WORKERS who receive regular tips but do not officially declare them are being warned that they risk losing out on basic employment rights.

It follows the case of a former manager at Coia's cafe in Glasgow whose unfair dismissal claim was thrown out because he and his bosses had an agreement where he did not declare all of his tips to Her Majesty's Revenue and Customs (HMRC).

The ruling has come as a surprise to those working in the hospitality industry, many of whom were unaware that pocketing cash tips had such an impact on workers' rights.

Ryan James, chairman of the Glasgow Restaurant Association, said: "I'm really surprised to hear this, it's certainly nothing that I've been aware of.

"Generally most restaurants nowadays are following the HMRC guidelines on it - tips are collected and put through the payroll. Taking tips without declaring them is a lot less common than it used to be because so many transactions are done on credit cards now, there isn't as much cash kicking about.

"However, it's a business to business decision and people in the industry will have to look at their processes and change them accordingly to ensure that everyone is protected."

The Coia's case involved former restaurant manager Gary Lawlor, of Motherwell, who was trying to claim he had been unfairly sacked by his bosses at the East End cafe.

However, when employment judge Robert Gall realised he was receiving more tips than he was declaring - in agreement with the restaurant owners - the case was dismissed as his contract had been "tainted by illegality".

The restaurant - which has been open in Glasgow for more than 80 years - operated a system where all tips were collected and then split between workers every four weeks.

Staff were given a payslip detailing what they had been paid in tips, but it transpired that Mr Lawlor and several other members of staff had an agreement with the Coias that they would declare less than they actually received.

Leading employment lawyer, Brian Napier QC, claimed workers who do this put themselves both at risk of being prosecuted for tax avoidance and losing out on protection from unfair dismissal, contract breaches and pay and condition disputes.

He said: "There's a legal rule which basically says if a contract is illegal or tainted by illegality then it cannot be relied on.

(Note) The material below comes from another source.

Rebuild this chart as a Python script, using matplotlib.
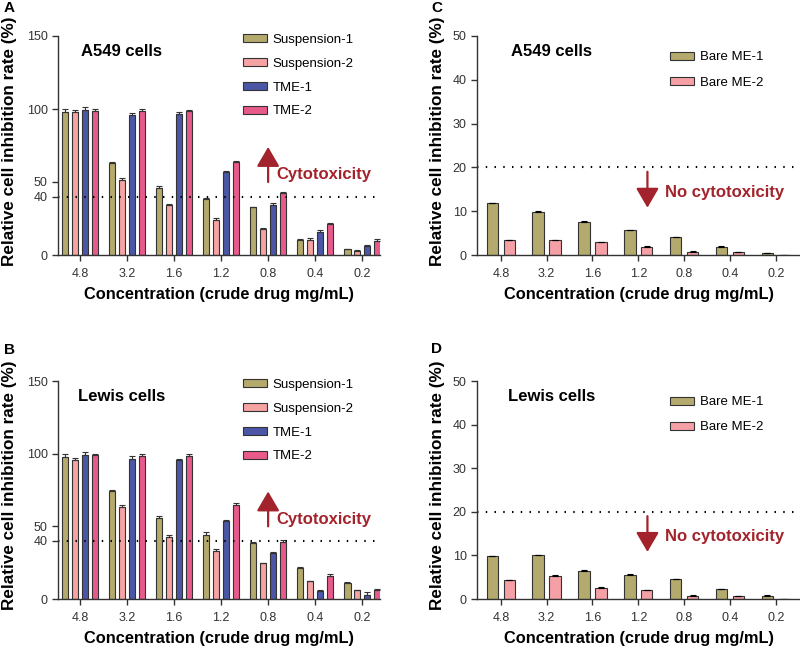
import numpy as np
import matplotlib
matplotlib.use('Agg')
import matplotlib.pyplot as plt

plt.rcParams['font.family'] = ['Liberation Sans', 'DejaVu Sans']

conc = ['4.8', '3.2', '1.6', '1.2', '0.8', '0.4', '0.2']

# Panel A - A549 cells
a_susp1 = [97.7, 62.8, 46.1, 38.1, 32.6, 10.5, 3.9]
a_susp2 = [97.7, 51.4, 34.2, 24.0, 17.8, 10.5, 3.0]
a_tme1 = [99.3, 95.7, 96.3, 56.6, 34.2, 15.8, 5.9]
a_tme2 = [98.6, 98.9, 98.6, 63.5, 42.7, 21.5, 9.4]
a_susp1_err = [2.0, 1.0, 1.5, 0.8, 0.3, 0.5, 0.3]
a_susp2_err = [1.5, 1.5, 0.5, 1.5, 0.5, 1.2, 0.3]
a_tme1_err = [2.0, 1.5, 1.5, 1.2, 1.2, 1.2, 1.2]
a_tme2_err = [1.2, 1.0, 1.0, 1.0, 0.5, 0.5, 1.5]

# Panel B - Lewis cells
b_susp1 = [98.0, 74.0, 55.6, 44.2, 38.7, 21.5, 11.0]
b_susp2 = [95.7, 63.2, 42.6, 33.2, 24.5, 12.1, 6.0]
b_tme1 = [99.4, 96.6, 95.7, 53.4, 31.6, 5.5, 3.0]
b_tme2 = [98.9, 98.5, 98.7, 64.6, 39.2, 16.0, 6.4]
b_susp1_err = [2.0, 0.8, 1.2, 2.2, 0.5, 0.5, 0.4]
b_susp2_err = [1.5, 1.2, 1.2, 1.5, 0.5, 0.5, 0.3]
b_tme1_err = [2.0, 1.8, 0.5, 1.2, 0.5, 0.5, 1.8]
b_tme2_err = [1.2, 1.0, 1.2, 1.2, 1.2, 1.2, 0.8]

# Panel C - A549 cells, bare ME
c_me1 = [11.8, 9.8, 7.5, 5.6, 4.0, 1.9, 0.4]
c_me2 = [3.35, 3.35, 2.9, 1.8, 0.75, 0.6, 0.0]

# Panel D - Lewis cells, bare ME
d_me1 = [9.8, 10.0, 6.4, 5.5, 4.5, 2.2, 0.7]
d_me2 = [4.3, 5.3, 2.6, 2.0, 0.8, 0.6, 0.0]

col_s1 = '#b5aa6e'
col_s2 = '#f5a3a3'
col_t1 = '#4b56a6'
col_t2 = '#e95a8c'
col_me2 = '#f5a0a6'
red = '#a3232c'
edge = '#333333'

W, H = 800, 647


def rect(x0, y0, x1, y1):
    # pixel box (top-left origin) -> figure fraction
    return [x0 / W, 1 - y1 / H, (x1 - x0) / W, (y1 - y0) / H]


def style_axis(ax, ylab_x):
    for s in ['top', 'right']:
        ax.spines[s].set_visible(False)
    for s in ['left', 'bottom']:
        ax.spines[s].set_color(edge)
        ax.spines[s].set_linewidth(1.0)
    ax.tick_params(axis='both', colors=edge, labelcolor='#333333',
                   labelsize=9, length=4, width=1.0, direction='out')
    ax.tick_params(axis='x', pad=5.5)
    ax.set_xticks(np.arange(len(conc)))
    ax.set_xticklabels(conc)
    ax.set_xlabel('Concentration (crude drug mg/mL)', fontsize=11.8,
                  fontweight='bold', labelpad=5)
    ax.set_ylabel('Relative cell inhibition rate (%)', fontsize=12.3,
                  fontweight='bold')
    ax.yaxis.set_label_coords(ylab_x, 0.52)


def add_legend(ax, x, y, spacing):
    ax.legend(loc='upper left', bbox_to_anchor=(x, y), frameon=False,
              fontsize=9.5, handlelength=1.8, handleheight=0.56,
              labelspacing=spacing, handletextpad=0.45, borderpad=0,
              borderaxespad=0)


def panel4(ax, s1, s2, t1, t2, errs, cell, label_x):
    x = np.arange(len(conc))
    pitch = 0.21
    w = 0.135
    series = [(s1, col_s1, 'Suspension-1'), (s2, col_s2, 'Suspension-2'),
              (t1, col_t1, 'TME-1'), (t2, col_t2, 'TME-2')]
    for i, (vals, c, lab) in enumerate(series):
        ax.bar(x + (i - 1.5) * pitch, vals, w, color=c, edgecolor=edge,
               linewidth=0.8, label=lab,
               yerr=[np.zeros(len(vals)), errs[i]],
               error_kw=dict(ecolor=edge, elinewidth=0.8, capsize=2, capthick=0.8))
    ax.set_xlim(-0.47, 6.38)
    ax.set_ylim(0, 150)
    ax.set_yticks([0, 40, 50, 100, 150])
    ax.axhline(40, color='black', lw=1.5, ls=(0, (0.7, 3.5)))
    style_axis(ax, -0.128)
    add_legend(ax, 0.574, 1.01, 0.9)
    ax.text(label_x, 0.927, cell, transform=ax.transAxes, fontsize=12,
            fontweight='bold', va='center', ha='left')
    ax.annotate('', xy=(4, 74), xytext=(4, 50),
                arrowprops=dict(arrowstyle='-|>,head_length=0.6,head_width=0.35',
                                color=red, lw=1.6, mutation_scale=20,
                                shrinkA=0, shrinkB=0))
    ax.text(4.18, 55, 'Cytotoxicity', color=red, fontsize=12,
            fontweight='bold', va='center', ha='left')


def panel2(ax, m1, m2, cell, label_x):
    x = np.arange(len(conc))
    w = 0.25
    ax.bar(x - 0.185, m1, w, color=col_s1, edgecolor=edge, linewidth=0.8,
           label='Bare ME-1', yerr=[np.zeros(len(m1)), [0.15] * len(m1)],
           error_kw=dict(ecolor='black', elinewidth=0.8, capsize=2, capthick=0.8))
    m2_err = [0.15 if v > 0 else 0 for v in m2]
    ax.bar(x + 0.185, m2, w, color=col_me2, edgecolor=edge, linewidth=0.8,
           label='Bare ME-2', yerr=[np.zeros(len(m2)), m2_err],
           error_kw=dict(ecolor='black', elinewidth=0.8, capsize=2, capthick=0.8))
    ax.set_xlim(-0.52, 6.53)
    ax.set_ylim(0, 50)
    ax.set_yticks([0, 10, 20, 30, 40, 50])
    ax.axhline(20, color='black', lw=1.5, ls=(0, (0.7, 3.5)))
    style_axis(ax, -0.099)
    add_legend(ax, 0.597, 0.93, 1.0)
    ax.text(label_x, 0.927, cell, transform=ax.transAxes, fontsize=12,
            fontweight='bold', va='center', ha='left')
    ax.annotate('', xy=(3.2, 10.8), xytext=(3.2, 19.0),
                arrowprops=dict(arrowstyle='-|>,head_length=0.6,head_width=0.35',
                                color=red, lw=1.6, mutation_scale=20,
                                shrinkA=0, shrinkB=0))
    ax.text(3.58, 14.3, 'No cytotoxicity', color=red, fontsize=12,
            fontweight='bold', va='center', ha='left')


fig = plt.figure(figsize=(W / 100, H / 100), dpi=100)
ax_a = fig.add_axes(rect(58, 36, 380, 255))
ax_b = fig.add_axes(rect(58, 381, 380, 599))
ax_c = fig.add_axes(rect(477, 36, 800, 255))
ax_d = fig.add_axes(rect(477, 381, 800, 599))

panel4(ax_a, a_susp1, a_susp2, a_tme1, a_tme2,
       [a_susp1_err, a_susp2_err, a_tme1_err, a_tme2_err], 'A549 cells', 0.071)
panel4(ax_b, b_susp1, b_susp2, b_tme1, b_tme2,
       [b_susp1_err, b_susp2_err, b_tme1_err, b_tme2_err], 'Lewis cells', 0.062)
panel2(ax_c, c_me1, c_me2, 'A549 cells', 0.105)
panel2(ax_d, d_me1, d_me2, 'Lewis cells', 0.096)

for lab, px, py in [('A', 4, 8), ('B', 4, 350), ('C', 431, 8), ('D', 431, 349)]:
    fig.text(px / W, 1 - py / H, lab, fontsize=11, fontweight='bold',
             ha='left', va='center')

fig.savefig('out.png', dpi=100)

For example, people who are working illegally might be presented with an argument that they cannot proceed with any claim they may try to make under employment legislation.

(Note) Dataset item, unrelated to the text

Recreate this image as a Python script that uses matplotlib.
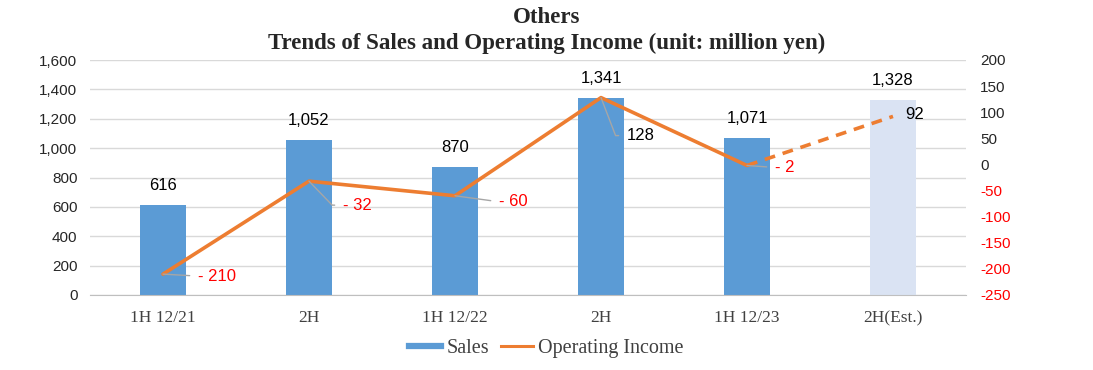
import matplotlib
matplotlib.use("Agg")
import matplotlib.pyplot as plt
from matplotlib.lines import Line2D
import numpy as np

categories = ["1H 12/21", "2H", "1H 12/22", "2H", "1H 12/23", "2H(Est.)"]
sales = [616, 1052, 870, 1341, 1071, 1328]
op_income = [-210, -32, -60, 128, -2, 92]
op_labels = ["- 210", "- 32", "- 60", "128", "- 2", "92"]
left_ticks = [0, 200, 400, 600, 800, 1000, 1200, 1400, 1600]
right_ticks = [-250, -200, -150, -100, -50, 0, 50, 100, 150, 200]

BLUE = "#5b9bd5"
LIGHT = "#dae3f3"
ORANGE = "#ed7d31"
GRID = "#d9d9d9"

fig = plt.figure(figsize=(10.93, 3.70), dpi=100)
ax = fig.add_axes([90/1093, 75/370, 876/1093, 235/370])
ax2 = ax.twinx()
ax.set_zorder(1)
ax2.set_zorder(2)
ax.patch.set_visible(False)

x = np.arange(len(categories))
colors = [BLUE]*5 + [LIGHT]
ax.bar(x, sales, width=0.31, color=colors, zorder=2)
ax.set_xlim(-0.5, len(categories)-0.5)
ax.set_ylim(0, 1600)
ax.set_yticks(left_ticks)
ax.set_yticklabels([f"{v:,}" for v in left_ticks], fontsize=11, family="Liberation Sans", color="#262626")
ax.yaxis.grid(True, color=GRID, lw=1, zorder=0)
ax.set_axisbelow(True)
ax.set_xticks(x)
ax.set_xticklabels(categories, fontsize=12.5, family="Liberation Serif", color="#404040")
ax.tick_params(axis="x", length=0, pad=11)
ax.tick_params(axis="y", length=0, pad=9)
for s in ["top", "right", "left"]:
    ax.spines[s].set_visible(False)
ax.spines["bottom"].set_color("#bfbfbf")

for xi, v in zip(x, sales):
    ax.annotate(f"{v:,}", (xi, v), xytext=(0, 12), textcoords="offset pixels",
                ha="center", va="bottom", fontsize=12, family="Liberation Sans", color="black")

ax2.set_ylim(-250, 200)
ax2.set_yticks(right_ticks)
ax2.set_yticklabels([str(v) for v in right_ticks], fontsize=11, family="Liberation Sans")
for lbl, v in zip(ax2.get_yticklabels(), right_ticks):
    lbl.set_color("#ff0000" if v < 0 else "#262626")
ax2.tick_params(axis="y", length=0, pad=10)
for s in ax2.spines.values():
    s.set_visible(False)

ax2.plot(x[:5], op_income[:5], color=ORANGE, lw=2.6, solid_capstyle="round", zorder=3)
ax2.plot(x[4:], op_income[4:], color=ORANGE, lw=2.6, linestyle=(0, (3, 2.2)), zorder=3)

offsets = [(35, -2), (34, -24), (44, -6), (26, -38), (28, -2), (12, 2)]
conns = ["arc3", "angle,angleA=0,angleB=-46,rad=0", "arc3",
         "angle,angleA=0,angleB=-69,rad=0", "arc3", None]
for xi, v, lab, off, cs in zip(x, op_income, op_labels, offsets, conns):
    kw = {}
    if cs:
        kw["arrowprops"] = dict(arrowstyle="-", color="#a6a6a6", lw=1, relpos=(0, 0.5),
                                shrinkA=4, shrinkB=0, connectionstyle=cs)
    ax2.annotate(lab, (xi, v), xytext=off, textcoords="offset pixels", ha="left", va="center",
                 fontsize=12, family="Liberation Sans",
                 color="#ff0000" if v < 0 else "black", **kw)

fig.text(0.5, 0.952, "Others", ha="center", va="center", fontsize=16.5, fontweight="bold",
         family="Liberation Serif", color="#262626")
fig.text(0.5, 0.882, "Trends of Sales and Operating Income (unit: million yen)", ha="center",
         va="center", fontsize=16.5, fontweight="bold", family="Liberation Serif", color="#262626")

handles = [Line2D([0], [0], color=BLUE, lw=4.5), Line2D([0], [0], color=ORANGE, lw=2.2)]
fig.legend(handles, ["Sales", "Operating Income"], loc="center", bbox_to_anchor=(0.5, 0.058),
           ncol=2, frameon=False, prop={"family": "Liberation Serif", "size": 14.5},
           labelcolor="#404040", handlelength=1.6, handletextpad=0.25, columnspacing=0.6)

fig.savefig("out.png", dpi=100)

"In this case it's tax evasion, and while people perhaps take a more lenient view of workers not declaring tips, it's still tax evasion and it's pretty likely to result in this argument at a tribunal.

"If you break the law in this way, then you know one of the risks is that you could be done by HMRC, but this is a hidden risk that you might not realise.

"You're not just putting yourself at risk of being chased for tax evasion, you might also be unable to exercise employment rights if you're breaking the law in how you carry out your work."

The advocate said that the issue is not new, but warned that a lot of people are still unaware of the risks, adding: "The people who lose out are usually the ones who've got very little."

Mr Lawlor, who had worked at the cafe since November 2004 and is married to the niece of owners Afredo and Tonia Coia, was dismissed in Autumn last year.

It remains unclear why he was sacked and what his argument for unfair dismissal was.

Employment consultant Julie Barnett, who represented Coia's Cafe, said: "The Coias were completely unaware of the wider implications of this practise in terms of its impact on employee contracts."

Mr Lawlor was unavailable for comment.